Using an electrochemical cell, especially a battery, preferably a lithium battery, as the power supply according to claim 2 has the advantage that long storage times are obtained especially with lithium batteries, without significant self-discharge of the lithium battery occurring.

According to claim 3, spring actuated switch elements, especially barrel sensors, have proved especially suitable, because they are in the first place commercially obtainable and in the second place they operate robustly and reliably.

Using a capacitor as the energy storage device according to claim 4 has the advantage that the internal resistance of capacitors is far smaller than that of batteries and especially of lithium batteries. Furthermore capacitors can supply large currents, so that they are best suited for pulse operation.

Discharging the energy storage device through a discharge resistor according to claim 5 for rendering unfired ammunition safe again has the advantage of ensuring in a simple and inexpensive way that the energy storage device is completely discharged again, in order to render the ammunition safe again.

Further advantages and features appear on the basis of the following detailed description of an embodiment of the invention, by way of example, with reference to the drawings, in which: Fig. 1 is a partial longitudinal section through a shell with a safety device according to the invention and through the projector bottom; and Fig. 2 is circuit diagram of the safety device according to the invention.

A partial longitudinal section through a shell 2 as ammunition is shown in the loaded state in Fig. 1, denoted 1. The peripheral tube of the shell 2 is denoted 3. A projector sensor base unit as a safety device 4 is arranged in Fig. 1 at the lower end 5 of the shell 2.

In the example there is a lithium battery 6 shown schematically in Fig. 1 in the interior of the safety device 4. A spring contact projector sensor 7 is provided as a mechanically triggered switch element in the left part in Fig. 1 of the safety device 4.

The spring actuated switch element 7 is in the form of a barrel sensor. The switch element 7 comprises a pin 8 as a mechanical sensor, which projects out of a bottom plate 10 of the shell 2 with the switch element S1, on account of the force provided by a spring 9.

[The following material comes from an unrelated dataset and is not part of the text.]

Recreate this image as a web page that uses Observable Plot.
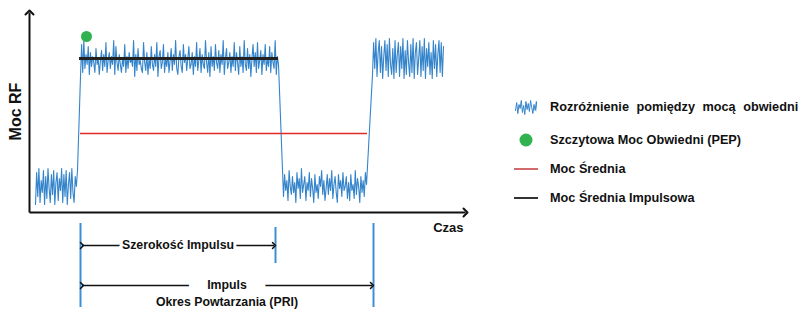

If the shell 2 is placed in a projector, the projector bottom 11 presses the pin 8 in against the spring bias of the spring 9, by virtue of the weight of the shell 2 itself. A switch S1 at the upper end 12 in Figure 1 is brought into a closed position by this movement, whereby the lithium battery 6 is brought into contact with a capacitor Cl (cf. Fig. 2). The capacitor 2 is now charged by the battery 6 and the lithium battery 6 is de-passivated by the charging current flowing in the operation of charging the capacitor Cl. The energy of the capacitor Cl is largely independent of temperature and the internal resistance of the capacitor Cl is far smaller than that of the lithium battery 6. The capacitor Cl can supply large currents in pulsed operation and when the ammunition 2 is fired, the total power of the capacitor Cl is immediately available.

The actual firing of the ammunition is effected inductively through a shell coil 13, which then causes operation of the firing electronics connected to the capacitor C1.

If the ammunition is unloaded from the projector, the pin 8 moves out of the shell again through the force of the spring 9 and opens the switch S1, which interrupts the voltage supply to the capacitor Cl from the lithium battery 6, and a switch S2 is simultaneously closed, so that the capacitor Cl is discharged through the discharge resistor RE in Fig. 2 and the ammunition is again rendered safe. The switch S2 can be dispensed withif required-by a high ohm value of the discharge resistance.

Conversely, to arm the ammunition, it is necessary for the switch S1 to be closed and the switch S2 simultaneously opened, so that the capacitor Cl can be charged by means of the lithium battery 6 so that the power needed by the firing electronics for firing is available.

The ammunition according to the invention can thus be charged and discharged reversibly several times and can be stored safely over a long period, without the passivation of the lithium batteries occurring through this having a disadvantageous effect on the reliability of the ammunition.

Claims (6)

1. CLAIMS 1. A safety device for ammunition with a switch element (Sl, 7) for an electrical power supply (6) which can be triggered mechanically, characterized in that the switch element (S1, 7) can be reversibly actuated by the weight of the ammunition itself from a safe position into an armed position ; and in that the switch element (S1, 7) connects the power supply to an energy storage device (C1), from which the ammunition thus prepared for firing draws its power.
2. 2. A safety device according to claim 1, characterized in that the power supply (6) is an electrochemical cell, especially a battery, preferably a lithium battery.
3. 3. A safety device according to claim 1 or 2, characterized in that the switch element (S1, 7) is a spring actuated switch element (7), especially a barrel sensor.
4. 4. A safety device according to any of claims 1 to 3, characterized in that the energy store is a capacitor (C1).
5. 5. A safety device according to any of claims 1 to 4, characterized in that the energy store (Cl) is discharged through a discharge resistance (RE) for rendering unfired ammunition safe again.
6. 6. Ammunition with a safety device according to at least one of claims 1 to 5.